This guy is a good naturalist, and he has excellent trail camera placement.

But what he’s actually seeing are not hybrids. What he is seeing is the wonderful transition from the mule deer type that is common in the interior West to the black-tailed deer type, which is common more toward the Pacific Coast.

Those two deer are now recognized as a single species (Odocoileus hemionus), though the mule deer type is recognized to have some hybridization from the white-tailed because it possesses white-tail-like mitochondrial DNA.

Hybridization does occur between white-tails and mule deer, but the survival rate is quite low among the F1s. Mule deer have a stotting evasion behavior, which is incompatible with the white-tail’s bounding pattern. The offspring inherit both behaviors, and they cannot effectively evade predators.  The stotting behavior is used to communicate to a predator that might be hunting the mule deer on the open range that this deer awfully healthy and that it should try a different target.
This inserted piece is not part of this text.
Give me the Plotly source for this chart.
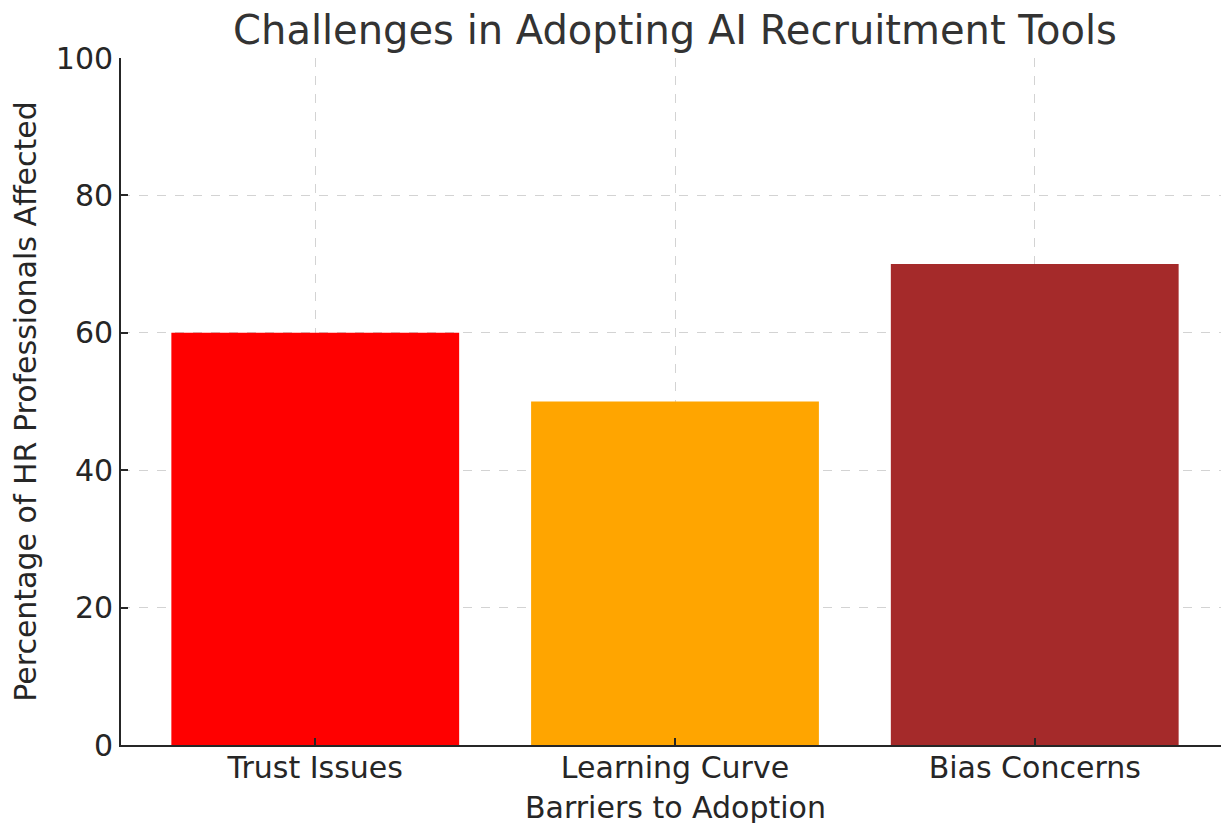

White-tailed deer are forest deer, and they just bound away from predators.

But apparently, there was an introgression of a white-tailed deer matriline into what became mule deer at the Pleistocene/Holocene boundary.

So this transition from true interior West mule deer to the Pacific blacktails apparently starts in Eastern Washington, and of course, you’re going to see the transition somewhere. These two forms interbreed because they are subspecies, and at some point, you’re going to hit the transtional zone between the two, where it gets hard to tell which is which.